_Given information:_
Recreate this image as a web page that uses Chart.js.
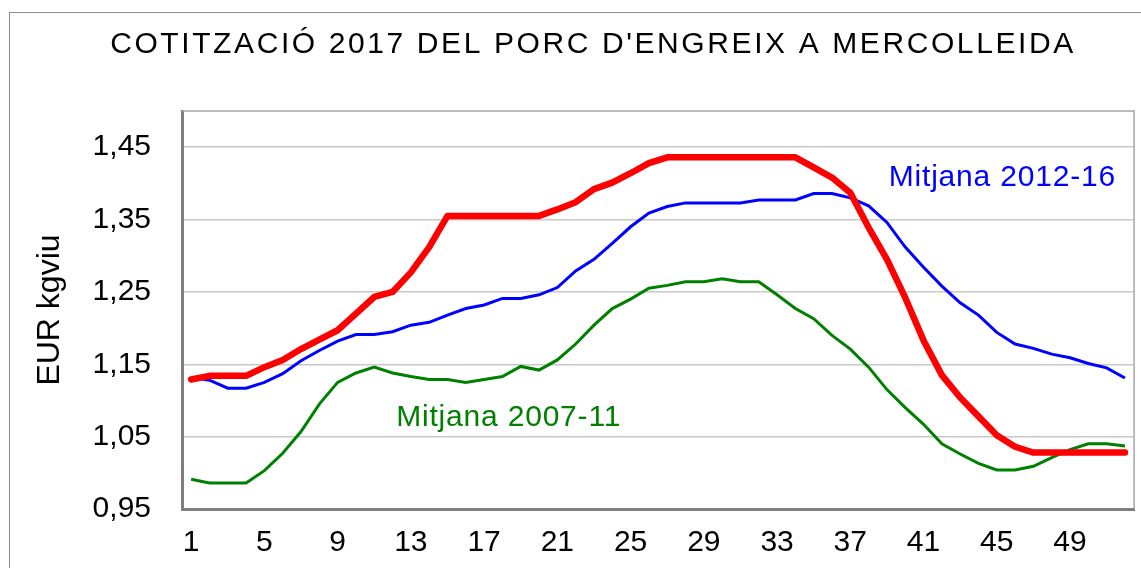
<!DOCTYPE html>
<html>
<head>
<meta charset="utf-8">
<script src="https://cdn.jsdelivr.net/npm/chart.js@4"></script>
<style>
    body { margin: 0; background: #fff; }
    #wrap { width: 1141px; height: 568px; }
</style>
</head>
<body>
<div id="wrap"><canvas id="porcChart" width="1141" height="568"></canvas></div>
<script>
// Setmanes
const weeks = ['1','2','3','4','5','6','7','8','9','10','11','12','13','14','15','16','17','18','19','20',
    '21','22','23','24','25','26','27','28','29','30','31','32','33','34','35','36','37','38','39','40',
    '41','42','43','44','45','46','47','48','49','50','51','52'];

// Cotitzacio 2017 (EUR/kg viu)
const price2017 = [1.129, 1.134, 1.134, 1.134, 1.146, 1.156, 1.171, 1.184, 1.197, 1.220,
    1.243, 1.250, 1.277, 1.312, 1.355, 1.355, 1.355, 1.355, 1.355, 1.355,
    1.364, 1.374, 1.392, 1.401, 1.414, 1.428, 1.436, 1.436, 1.436, 1.436,
    1.436, 1.436, 1.436, 1.436, 1.422, 1.408, 1.387, 1.339, 1.295, 1.242,
    1.183, 1.135, 1.104, 1.078, 1.052, 1.036, 1.028, 1.028, 1.028, 1.028,
    1.028, 1.028];

const avg2012_16 = [1.132, 1.128, 1.117, 1.117, 1.125, 1.137, 1.155, 1.169, 1.182, 1.191,
    1.191, 1.195, 1.204, 1.208, 1.218, 1.227, 1.232, 1.241, 1.241, 1.246,
    1.256, 1.279, 1.295, 1.317, 1.340, 1.359, 1.368, 1.373, 1.373, 1.373,
    1.373, 1.377, 1.377, 1.377, 1.386, 1.386, 1.380, 1.369, 1.346, 1.312,
    1.284, 1.258, 1.235, 1.218, 1.194, 1.178, 1.172, 1.164, 1.159, 1.151,
    1.145, 1.131];

const avg2007_11 = [0.991, 0.986, 0.986, 0.986, 1.003, 1.027, 1.057, 1.095, 1.125, 1.138,
    1.146, 1.138, 1.133, 1.129, 1.129, 1.125, 1.129, 1.133, 1.147, 1.142,
    1.156, 1.178, 1.204, 1.227, 1.240, 1.255, 1.259, 1.264, 1.264, 1.268,
    1.264, 1.264, 1.246, 1.227, 1.213, 1.190, 1.171, 1.146, 1.115, 1.090,
    1.067, 1.040, 1.026, 1.013, 1.004, 1.004, 1.009, 1.021, 1.032, 1.040,
    1.040, 1.037];

const titleText = "COTITZACIÓ 2017 DEL PORC D'ENGREIX A MERCOLLEIDA";
const yTitle = 'EUR kgviu';

// etiquetes dins el grafic: text, index de setmana, valor
const noteTexts = ['Mitjana 2012-16', 'Mitjana 2007-11'];
const noteWeek = [38.1, 11.2];
const noteValue = [1.4075, 1.0757];
const noteColors = ['#0000ff', '#008000'];

const fontFam = "'Liberation Sans', Arial, sans-serif";

const frameAndText = {
    id: 'frameAndText',
    beforeDraw(chart) {
        const ctx = chart.ctx;
        ctx.save();
        ctx.fillStyle = '#fff';
        ctx.fillRect(0, 0, chart.width, chart.height);
        // marc exterior
        ctx.strokeStyle = '#8c8c8c';
        ctx.lineWidth = 1;
        ctx.strokeRect(9.5, 12.5, chart.width + 20, chart.height + 20);
        ctx.restore();
    },
    afterDraw(chart) {
        const ctx = chart.ctx;
        const area = chart.chartArea;
        ctx.save();
        // vora superior i dreta de l'area
        ctx.strokeStyle = '#a6a6a6';
        ctx.lineWidth = 1.5;
        ctx.beginPath();
        ctx.moveTo(area.left, area.top);
        ctx.lineTo(area.right, area.top);
        ctx.lineTo(area.right, area.bottom);
        ctx.stroke();

        ctx.fillStyle = '#000';
        ctx.font = '30px ' + fontFam;
        ctx.letterSpacing = '2.6px';
        ctx.textAlign = 'center';
        ctx.textBaseline = 'middle';
        ctx.fillText(titleText, 593, 45);

        ctx.letterSpacing = '0.8px';
        ctx.textAlign = 'left';
        ctx.font = '30px ' + fontFam;
        const xs = chart.scales.x, ys = chart.scales.y;
        noteTexts.forEach((t, i) => {
            const step = xs.getPixelForValue(1) - xs.getPixelForValue(0);
            const px = xs.getPixelForValue(0) + noteWeek[i] * step;
            ctx.fillStyle = noteColors[i];
            ctx.fillText(t, px, ys.getPixelForValue(noteValue[i]));
        });
        ctx.restore();
    }
};

const porcChart = new Chart(document.getElementById('porcChart'), {
    type: 'line',
    data: {
        labels: weeks,
        datasets: [
            {
                label: '2017',
                data: price2017,
                borderColor: '#ff0000',
                borderWidth: 6.5,
                borderCapStyle: 'round',
                borderJoinStyle: 'round',
                pointRadius: 0,
                tension: 0
            },
            {
                label: 'Mitjana 2012-16',
                data: avg2012_16,
                borderColor: '#0000ff',
                borderWidth: 3,
                pointRadius: 0,
                tension: 0
            },
            {
                label: 'Mitjana 2007-11',
                data: avg2007_11,
                borderColor: '#008000',
                borderWidth: 3,
                pointRadius: 0,
                tension: 0
            }
        ]
    },
    options: {
        responsive: false,
        animation: false,
        devicePixelRatio: 1,
        layout: { padding: { top: 111, right: 5, bottom: 0, left: 0 } },
        plugins: {
            legend: { display: false },
            title: { display: false },
            tooltip: { enabled: false }
        },
        scales: {
            x: {
                offset: true,
                grid: { display: false, drawTicks: false },
                border: { color: '#7f7f7f', width: 3 },
                ticks: {
                    autoSkip: false,
                    maxRotation: 0,
                    padding: 16,
                    color: '#000',
                    font: { family: fontFam, size: 30 },
                    callback: (val, idx) => idx % 4 === 0 ? weeks[idx] : ''
                },
                afterFit: (scale) => { scale.height = 59; }
            },
            y: {
                min: 0.95,
                max: 1.5,
                grid: { color: '#c8c8c8', lineWidth: 1.5, drawTicks: false },
                border: { color: '#7f7f7f', width: 3 },
                title: {
                    display: true,
                    text: yTitle,
                    color: '#000',
                    font: { family: fontFam, size: 32 },
                    padding: { top: 31, bottom: 0 }
                },
                ticks: {
                    stepSize: 0.05,
                    padding: 31,
                    color: '#000',
                    font: { family: fontFam, size: 30 },
                    callback: (v) => Math.round(v * 100) % 10 === 5 ? v.toFixed(2).replace('.', ',') : ''
                },
                afterFit: (scale) => { scale.width = 182; }
            }
        }
    },
    plugins: [frameAndText]
});
</script>
</body>
</html>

_Written request:_ Print, exactly as written, the lines above from the first one to the one containing "1.145, 1.131];". Leave out pictures.

_Result below:_
Recreate this image as a web page that uses Chart.js.
<!DOCTYPE html>
<html>
<head>
<meta charset="utf-8">
<script src="https://cdn.jsdelivr.net/npm/chart.js@4"></script>
<style>
    body { margin: 0; background: #fff; }
    #wrap { width: 1141px; height: 568px; }
</style>
</head>
<body>
<div id="wrap"><canvas id="porcChart" width="1141" height="568"></canvas></div>
<script>
// Setmanes
const weeks = ['1','2','3','4','5','6','7','8','9','10','11','12','13','14','15','16','17','18','19','20',
    '21','22','23','24','25','26','27','28','29','30','31','32','33','34','35','36','37','38','39','40',
    '41','42','43','44','45','46','47','48','49','50','51','52'];

// Cotitzacio 2017 (EUR/kg viu)
const price2017 = [1.129, 1.134, 1.134, 1.134, 1.146, 1.156, 1.171, 1.184, 1.197, 1.220,
    1.243, 1.250, 1.277, 1.312, 1.355, 1.355, 1.355, 1.355, 1.355, 1.355,
    1.364, 1.374, 1.392, 1.401, 1.414, 1.428, 1.436, 1.436, 1.436, 1.436,
    1.436, 1.436, 1.436, 1.436, 1.422, 1.408, 1.387, 1.339, 1.295, 1.242,
    1.183, 1.135, 1.104, 1.078, 1.052, 1.036, 1.028, 1.028, 1.028, 1.028,
    1.028, 1.028];

const avg2012_16 = [1.132, 1.128, 1.117, 1.117, 1.125, 1.137, 1.155, 1.169, 1.182, 1.191,
    1.191, 1.195, 1.204, 1.208, 1.218, 1.227, 1.232, 1.241, 1.241, 1.246,
    1.256, 1.279, 1.295, 1.317, 1.340, 1.359, 1.368, 1.373, 1.373, 1.373,
    1.373, 1.377, 1.377, 1.377, 1.386, 1.386, 1.380, 1.369, 1.346, 1.312,
    1.284, 1.258, 1.235, 1.218, 1.194, 1.178, 1.172, 1.164, 1.159, 1.151,
    1.145, 1.131];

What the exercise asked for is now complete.